Into the Night
Verified User
I understand the varied arguments and am more familiar with this area of the market then most are.
What i am NOT saying is that there cannot be too much regulation that could harm the market.
What i am saying is YOU offered a 'reflexive ...it is bad because it is regulation' retort with no back up, and simply saying ' it is bad because its regulation' is not enough.
The article, which i had seen prior, does not offer any specifics but speaks to generalities on how 'any' controls could POTENTIALLY harm the market. We know they potentially can, but that is NOT a reason to not do them. You need specifics to make that argument.
If generalities are enough then they can be applied to every single gov't regulation over ANY and ALL businesses.
And it big business, their lobbyists and shills who echo that, each and every time WITHOUT specifics.
The Credit Card industry, within Banking overall, is one of the highest profit centers in most banks.

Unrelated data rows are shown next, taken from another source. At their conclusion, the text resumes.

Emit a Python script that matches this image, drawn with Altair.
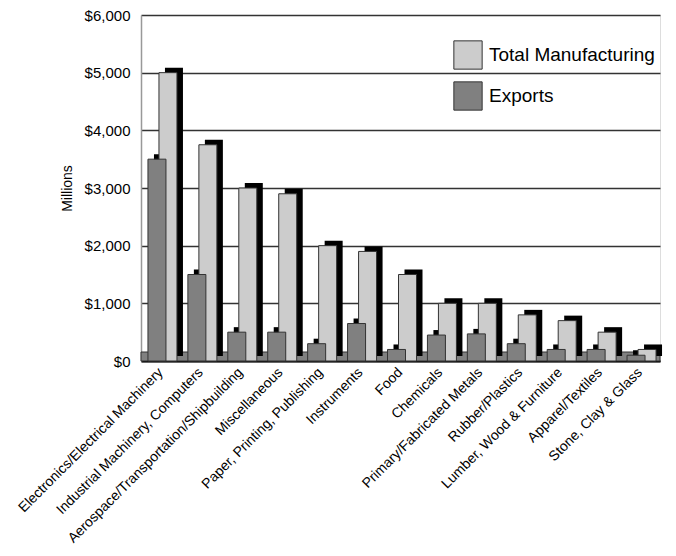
import altair as alt
import pandas as pd

categories = [
    "Electronics/Electrical Machinery",
    "Industrial Machinery, Computers",
    "Aerospace/Transportation/Shipbuilding",
    "Miscellaneous",
    "Paper, Printing, Publishing",
    "Instruments",
    "Food",
    "Chemicals",
    "Primary/Fabricated Metals",
    "Rubber/Plastics",
    "Lumber, Wood & Furniture",
    "Apparel/Textiles",
    "Stone, Clay & Glass",
]
total_manufacturing = [5000, 3750, 3000, 2900, 2000, 1900, 1500, 1000, 1000, 800, 700, 500, 200]
exports = [3500, 1500, 500, 500, 300, 650, 200, 450, 470, 300, 200, 200, 100]
series_names = ["Total Manufacturing", "Exports"]
series_colors = ["#cccccc", "#808080"]

W, H = 519, 346
FONT = "Liberation Sans, Arial, Helvetica, sans-serif"

df_total = pd.DataFrame({"category": categories, "value": total_manufacturing,
                         "series": series_names[0]})
df_exp = pd.DataFrame({"category": categories, "value": exports,
                       "series": series_names[1]})

xenc = alt.X("category:N", sort=categories,
             scale=alt.Scale(paddingInner=0, paddingOuter=0),
             axis=alt.Axis(title=None, labelAngle=-45, labelAlign="right",
                           labelBaseline="middle", labelFont=FONT,
                           labelFontSize=14, labelColor="#000",
                           labelPadding=9, ticks=False, domainColor="#000",
                           domainWidth=2, labelLimit=400))
yenc = alt.Y("value:Q", stack=None,
             scale=alt.Scale(domain=[0, 6000], nice=False),
             axis=alt.Axis(title="Millions", values=[0, 1000, 2000, 3000, 4000, 5000, 6000],
                           format="$,.0f", labelFont=FONT, labelFontSize=15,
                           labelColor="#000", labelPadding=11, ticks=False,
                           titleFont=FONT, titleFontSize=14, titleFontWeight="normal",
                           titleColor="#000", titlePadding=10,
                           domainColor="#999", domainWidth=1.5,
                           grid=True, gridColor="#333", gridWidth=1.5))
y2enc = alt.Y2(datum=0)

color_enc = alt.Color("series:N",
                      scale=alt.Scale(domain=series_names, range=series_colors),
                      legend=alt.Legend(title=None, orient="none", legendX=312, legendY=25,
                                        symbolType="square", symbolSize=800,
                                        symbolStrokeColor="#333", symbolStrokeWidth=1,
                                        labelFont=FONT, labelFontSize=19, labelColor="#000",
                                        labelOffset=6, rowPadding=7, labelLimit=400))

floor = alt.Chart(alt.Data(values=[{"a": 1}])).mark_rect(
    fill="#808080", stroke="#333", strokeWidth=1
).encode(x=alt.value(0), x2=alt.value(W), y=alt.value(H - 9), y2=alt.value(H))

DX_E, DX_T, SH_X, SH_Y, BW = -4, 7, 6, -5, 18

shadow_e = alt.Chart(df_exp).mark_bar(
    width=BW, color="#000", xOffset=DX_E + SH_X, yOffset=SH_Y, y2Offset=SH_Y
).encode(x=xenc, y=yenc, y2=y2enc)
shadow_t = alt.Chart(df_total).mark_bar(
    width=BW, color="#000", xOffset=DX_T + SH_X, yOffset=SH_Y, y2Offset=SH_Y
).encode(x=xenc, y=yenc, y2=y2enc)
bar_t = alt.Chart(df_total).mark_bar(
    width=BW, xOffset=DX_T, stroke="#333", strokeWidth=1
).encode(x=xenc, y=yenc, y2=y2enc, color=color_enc)
bar_e = alt.Chart(df_exp).mark_bar(
    width=BW, xOffset=DX_E, stroke="#333", strokeWidth=1
).encode(x=xenc, y=yenc, y2=y2enc, color=color_enc)

chart = alt.layer(floor, shadow_e, shadow_t, bar_t, bar_e).properties(
    width=W, height=H,
    autosize=alt.AutoSizeParams(type="none"),
    padding={"left": 133, "top": 7, "right": 6, "bottom": 192},
).configure_view(stroke=None).configure(background="white")

chart.save("out.html", embed_options={"renderer": "svg", "actions": False})
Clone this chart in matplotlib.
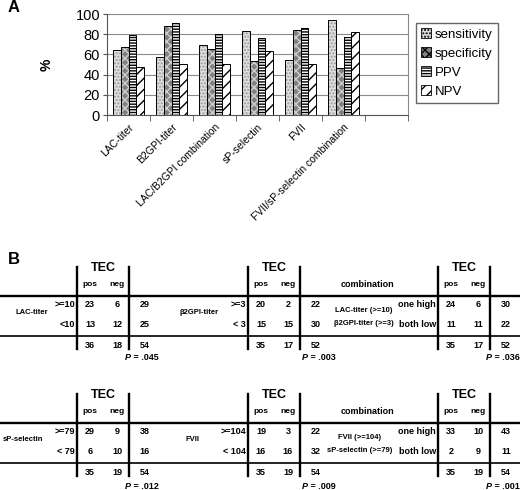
import numpy as np
import matplotlib
matplotlib.use('Agg')
import matplotlib.pyplot as plt
import matplotlib.transforms as mtransforms
from matplotlib.patches import Patch

plt.rcParams['font.family'] = ['Liberation Sans', 'DejaVu Sans']
plt.rcParams['hatch.linewidth'] = 1.0

# --- panel A data ---
categories = ['LAC-titer', 'B2GPI-titer', 'LAC/B2GPI combination',
              'sP-selectin', 'FVII', 'FVII/sP-selectin combination']
sensitivity = [64, 57, 69, 83, 54, 94]
specificity = [67, 88, 65, 53, 84, 47]
ppv = [79, 91, 80, 76, 86, 77]
npv = [48, 50, 50, 63, 50, 82]
series_names = ['sensitivity', 'specificity', 'PPV', 'NPV']

# --- panel B data ---
tab_names = ['LAC-titer', 'β2GPI-titer', 'LAC-titer (>=10)\nβ2GPI-titer (>=3)',
             'sP-selectin', 'FVII', 'FVII (>=104)\nsP-selectin (>=79)']
tab_cutoffs = [['>=10', '<10'], ['>=3', '< 3'], ['one high', 'both low'],
               ['>=79', '< 79'], ['>=104', '< 104'], ['one high', 'both low']]
tab_pos = [[23, 13], [20, 15], [24, 11], [29, 6], [19, 16], [33, 2]]
tab_neg = [[6, 12], [2, 15], [6, 11], [9, 10], [3, 16], [10, 9]]
tab_rowtot = [[29, 25], [22, 30], [30, 22], [38, 16], [22, 32], [43, 11]]
tab_coltot = [[36, 18, 54], [35, 17, 52], [35, 17, 52],
              [35, 19, 54], [35, 19, 54], [35, 19, 54]]
tab_p = ['.045', '.003', '.036', '.012', '.009', '.001']

# styles
face = ['#dedede', '#808080', 'white', 'white']
hatch_col = ['#9a9a9a', '#cfcfcf', 'black', 'black']
hatches = ['.....', 'xxxx', '------', '///']

W, H = 520, 490
fig = plt.figure(figsize=(W / 100, H / 100), dpi=100)

# ---------------- panel A ----------------
ax = fig.add_axes([107 / W, 1 - 115 / H, 301 / W, 101 / H])
data = [sensitivity, specificity, ppv, npv]
x = np.arange(len(categories)) + 0.5
bw = 0.175
for j, vals in enumerate(data):
    xs = x + (j - 1.5) * bw
    ax.bar(xs, vals, bw, color=face[j], edgecolor=hatch_col[j],
           hatch=hatches[j], linewidth=0, zorder=3)
    ax.bar(xs, vals, bw, fill=False, edgecolor='black', linewidth=0.7, zorder=4)

ax.set_xlim(0, 7)
ax.set_ylim(0, 100)
ax.set_yticks(range(0, 101, 20))
ax.yaxis.grid(True, color='#8a8a8a', linewidth=0.8, zorder=0)
ax.set_xticks(x)
ax.set_xticklabels(categories, rotation=45, ha='right', rotation_mode='anchor',
                   fontsize=7.5)
shift = mtransforms.ScaledTranslation(-0.07, 0, fig.dpi_scale_trans)
for lab in ax.get_xticklabels():
    lab.set_transform(lab.get_transform() + shift)
ax.set_xticks(np.arange(0, 8), minor=True)
ax.tick_params(axis='x', which='major', length=0, pad=5)
ax.tick_params(axis='x', which='minor', length=4, color='#555555')
ax.tick_params(axis='y', labelsize=10.5, length=3, pad=2, color='#555555')
ax.spines['top'].set_visible(False)
ax.spines['right'].set_color('#8a8a8a')
ax.spines['left'].set_color('#555555')
ax.spines['bottom'].set_color('#555555')
ax.set_ylabel('%', fontsize=10, fontweight='bold', labelpad=16)

handles = [Patch(facecolor=face[j], edgecolor=hatch_col[j], hatch=hatches[j])
           for j in range(4)]
leg = fig.legend(handles, series_names, loc='upper left',
                 bbox_to_anchor=(416 / W, 1 - 23 / H), borderaxespad=0,
                 fontsize=9.5, handlelength=0.75, handleheight=0.75,
                 handletextpad=0.3, labelspacing=0.5, borderpad=0.4,
                 fancybox=False, edgecolor='#666666', framealpha=1)
for h in leg.legend_handles:
    h.set_edgecolor('black')
    h.set_linewidth(0.6)

fig.text(8 / W, 1 - 8 / H, 'A', fontsize=12, fontweight='bold', va='center')
fig.text(8 / W, 1 - 259 / H, 'B', fontsize=12, fontweight='bold', va='center')

# ---------------- panel B ----------------
tb = fig.add_axes([0, 0, 1, 1])
tb.set_xlim(0, W)
tb.set_ylim(H, 0)
tb.axis('off')

block_y = [296, 423]
vline_x = [77, 248, 438]
name_x = [32, 199, 364, 23, 192, 360]
p_dy = [61, 63]
bold = dict(fontweight='bold', color='black')

for b, y0 in enumerate(block_y):
    tb.plot([0, W], [y0, y0], color='black', linewidth=1.7)
    tb.plot([0, W], [y0 + 40, y0 + 40], color='black', linewidth=1.2)
    for c, v in enumerate(vline_x):
        t = b * 3 + c
        tb.plot([v, v], [y0 - 29, y0 + 53], color='black', linewidth=1.7)
        tb.plot([v + 52, v + 52], [y0 - 29, y0 + 53], color='black', linewidth=1.7)
        tb.text(v + 26, y0 - 28, 'TEC', fontsize=9, ha='center', va='center', **bold)
        tb.text(v + 13, y0 - 12, 'pos', fontsize=6, ha='center', va='center', **bold)
        tb.text(v + 40, y0 - 12, 'neg', fontsize=6, ha='center', va='center', **bold)
        for r in range(2):
            yy = y0 + 8 + 20 * r
            tb.text(v - 2, yy, tab_cutoffs[t][r], fontsize=6.5, ha='right',
                    va='center', **bold)
            tb.text(v + 13, yy, str(tab_pos[t][r]), fontsize=6.5, ha='center',
                    va='center', **bold)
            tb.text(v + 40, yy, str(tab_neg[t][r]), fontsize=6.5, ha='center',
                    va='center', **bold)
            tb.text(v + 68, yy, str(tab_rowtot[t][r]), fontsize=6.5, ha='center',
                    va='center', **bold)
        for k, dx in enumerate([13, 40, 68]):
            tb.text(v + dx, y0 + 49, str(tab_coltot[t][k]), fontsize=6.5,
                    ha='center', va='center', **bold)
        lines = tab_names[t].split('\n')
        if len(lines) == 1:
            tb.text(name_x[t], y0 + 16, lines[0], fontsize=5.5, ha='center',
                    va='center', **bold)
        else:
            tb.text(367, y0 - 12, 'combination', fontsize=6.5, ha='center',
                    va='center', **bold)
            for k, ln in enumerate(lines):
                tb.text(name_x[t], y0 + 14 + 13 * k, ln, fontsize=5.5,
                        ha='center', va='center', **bold)
        px = v + 52 - 4 + (6 if c == 1 else 0)
        tb.text(px, y0 + p_dy[b], 'P', fontsize=6.5, fontstyle='italic',
                ha='left', va='center', **bold)
        tb.text(px + 6, y0 + p_dy[b], ' = ' + tab_p[t], fontsize=6.5,
                ha='left', va='center', **bold)

fig.savefig('out.png', dpi=100)
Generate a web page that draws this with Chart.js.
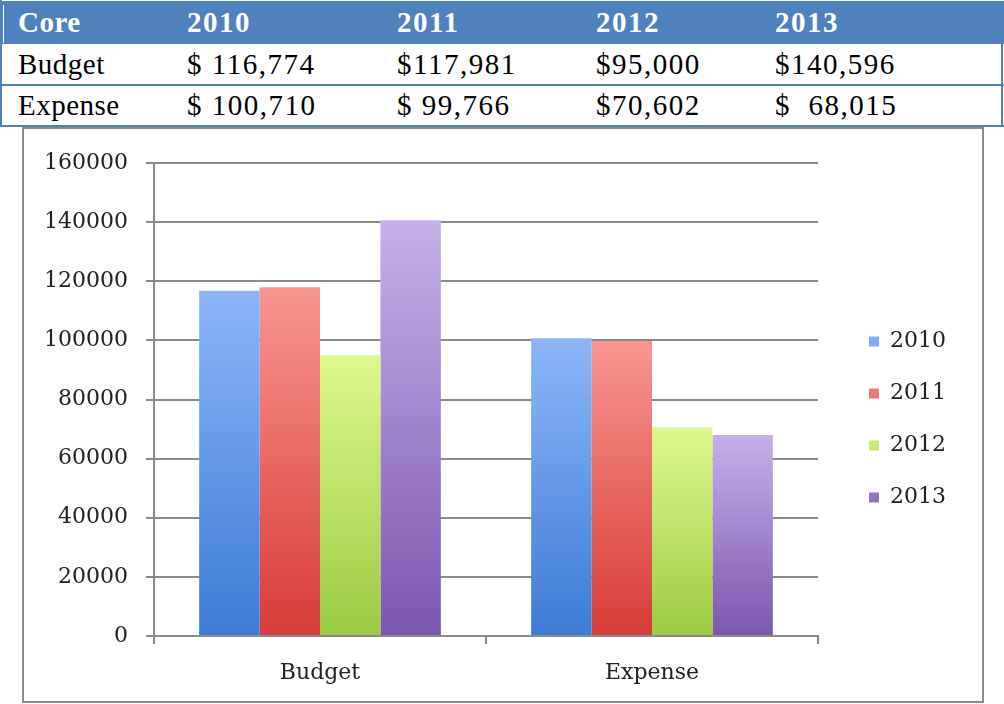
<!DOCTYPE html>
<html>
<head>
<meta charset="utf-8">
<script src="https://cdn.jsdelivr.net/npm/chart.js@4.4.1/dist/chart.umd.min.js"></script>
<style>
  body { margin: 0; background: #fff; width: 1004px; height: 704px; overflow: hidden; position: relative; }
  .tbl { position: absolute; left: 0; top: 0; width: 1004px; height: 127px;
         font-family: "Liberation Serif", "Times New Roman", serif; font-size: 29px; color: #000; }
  .row { position: absolute; left: 0; width: 1004px; display: flex; white-space: pre; }
  .row div { flex: none; }
  .row div.num { letter-spacing: 1.5px; }
  .row div.key { letter-spacing: 0.5px; }
  .head { top: 1px; height: 43px; line-height: 43px; background: #4f81bd; color: #fff; font-weight: bold; }
  .body1 { top: 45px; height: 39px; line-height: 39px; border-bottom: 2px solid #4f81bd; }
  .body2 { top: 86px; height: 39px; line-height: 39px; border-bottom: 2px solid #4f81bd; }
  .edge { position: absolute; background: #4f81bd; }
  .box { position: absolute; left: 22px; top: 127px; width: 958px; height: 572px;
         border: 2px solid #8a8a8a; background: #fff; }
  #chart { display: block; filter: blur(0.4px); }
</style>
</head>
<body>
<div class="tbl" id="tbl"></div>
<div class="box"><canvas id="chart" width="958" height="572"></canvas></div>
<script>
const categories = ["Budget", "Expense"];
const years = ["2010", "2011", "2012", "2013"];
const budget = [116774, 117981, 95000, 140596];
const expense = [100710, 99766, 70602, 68015];
const yTicks = [0, 20000, 40000, 60000, 80000, 100000, 120000, 140000, 160000];

// cell text as printed in the table
const headRow = ["Core", "2010", "2011", "2012", "2013"];
const budgetRow = ["Budget", "$ 116,774", "$117,981", "$95,000", "$140,596"];
const expenseRow = ["Expense", "$ 100,710", "$ 99,766", "$70,602", "$  68,015"];

const topColors = ["#8cb6f8", "#f99590", "#def98f", "#c7b0ea"];
const bottomColors = ["#3c7bd5", "#d73b37", "#9bcb42", "#7b56ae"];
const keyColors = ["#4a86da", "#e0484a", "#a8d44e", "#8e6cc0"];

// table
const colWidths = [187, 210, 199, 179, 229];
const tbl = document.getElementById("tbl");
function addRow(cls, cells) {
  const r = document.createElement("div");
  r.className = "row " + cls;
  cells.forEach((t, i) => {
    const c = document.createElement("div");
    c.className = i === 0 ? "key" : "num";
    c.style.width = (i === 0 ? colWidths[i] - 18 : colWidths[i]) + "px";
    if (i === 0) c.style.paddingLeft = "18px";
    c.textContent = t;
    r.appendChild(c);
  });
  tbl.appendChild(r);
}
addRow("head", headRow);
addRow("body1", budgetRow);
addRow("body2", expenseRow);
tbl.insertAdjacentHTML("beforeend",
  '<div class="edge" style="left:0;top:0;width:2px;height:127px"></div>' +
  '<div class="edge" style="left:1001px;top:44px;width:2px;height:83px"></div>' +
  '<div style="position:absolute;left:3px;top:5px;width:1px;height:38px;background:#fff"></div>');

// chart
function barFill(ctx) {
  const i = ctx.datasetIndex;
  if (ctx.type !== "data" || !ctx.chart.chartArea) return keyColors[i];
  const y = ctx.chart.scales.y;
  const g = ctx.chart.ctx.createLinearGradient(0, y.getPixelForValue(ctx.raw), 0, y.getPixelForValue(0));
  g.addColorStop(0, topColors[i]);
  g.addColorStop(1, bottomColors[i]);
  return g;
}

const labelFont = { family: "DejaVu Serif", size: 22 };
const textColor = "#222";

// empty axis used only to reserve space
const spacer = (position, size) => ({
  type: "linear", position, display: true,
  grid: { display: false }, border: { display: false }, ticks: { display: false },
  afterFit: s => { if (s.isHorizontal()) s.height = size; else s.width = size; }
});

new Chart(document.getElementById("chart"), {
  type: "bar",
  data: {
    labels: categories,
    datasets: years.map((yr, i) => ({
      label: yr,
      data: [budget[i], expense[i]],
      backgroundColor: barFill,
      borderWidth: 0,
      categoryPercentage: 0.728,
      barPercentage: 1
    }))
  },
  options: {
    responsive: false,
    animation: false,
    layout: { padding: { left: 10, right: 26, top: 24, bottom: 15 } },
    plugins: {
      tooltip: { enabled: false },
      legend: {
        position: "right",
        labels: { boxWidth: 10, boxHeight: 10, padding: 30, color: textColor, font: labelFont }
      }
    },
    scales: {
      x: {
        grid: { drawOnChartArea: false, tickLength: 8, color: "#8a8a8a", lineWidth: 2 },
        border: { color: "#8a8a8a", width: 2 },
        ticks: { color: textColor, font: labelFont, padding: 16 },
        afterFit: s => { s.height = 50; }
      },
      y: {
        min: 0, max: 160000,
        afterBuildTicks: s => { s.ticks = yTicks.map(v => ({ value: v })); },
        grid: { color: "#8a8a8a", lineWidth: 2, tickLength: 8 },
        border: { color: "#8a8a8a", width: 2 },
        ticks: { color: textColor, font: labelFont, padding: 18, callback: v => String(v) },
        afterFit: s => { s.width = 120; }
      },
      gapTop: spacer("top", 10),
      gapRight: spacer("right", 21)
    }
  }
});
</script>
</body>
</html>
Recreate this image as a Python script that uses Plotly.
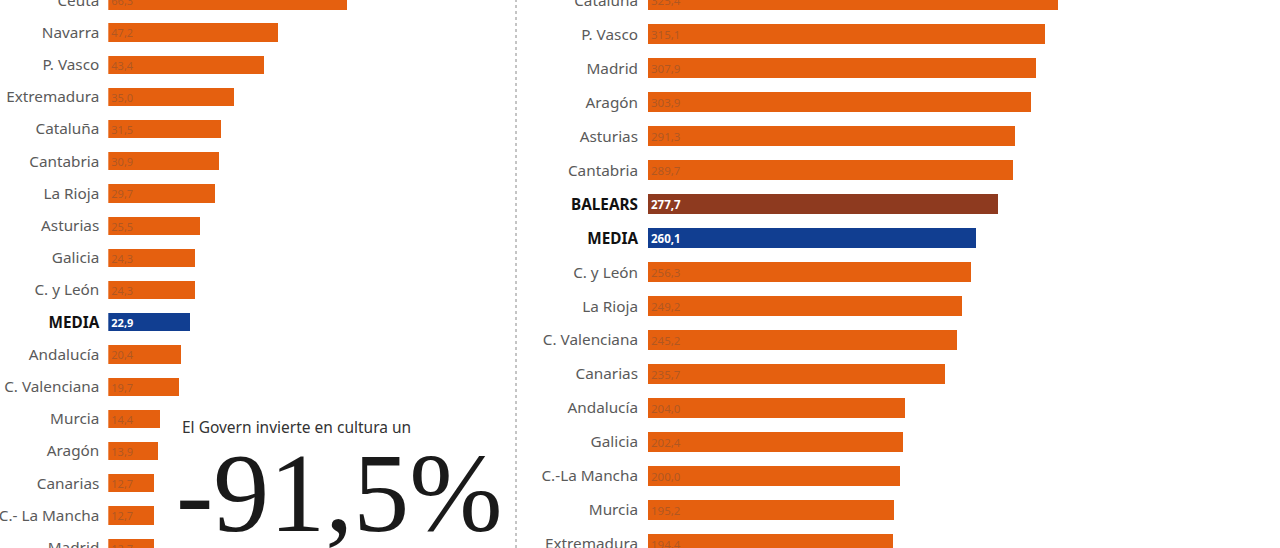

So any argument that lowering the Penalty fees such that they generate $2.5B instead of $10B being the straw that breaks the banks back in being able to offer this product, or that they would otherwise ledn less, is suggesting there is no more margin or profit in the system and these fees are so crucial to that.
We should not buy it and more than big business who are making gauging profits now, would claim if you try to move them back to more normal margins (and profits) pre pandemic, would harm service.
Any more than we should buy that if the Trump tax cuts were repealed to the uber rich and corporations, they would all take their jobs elsewhere harming society.
it is ALWAYS the same cry, but just different version.
Hilarious! A communist claiming he knows the market better than a capitalist does!!!

No, price controls never work, Kewpie.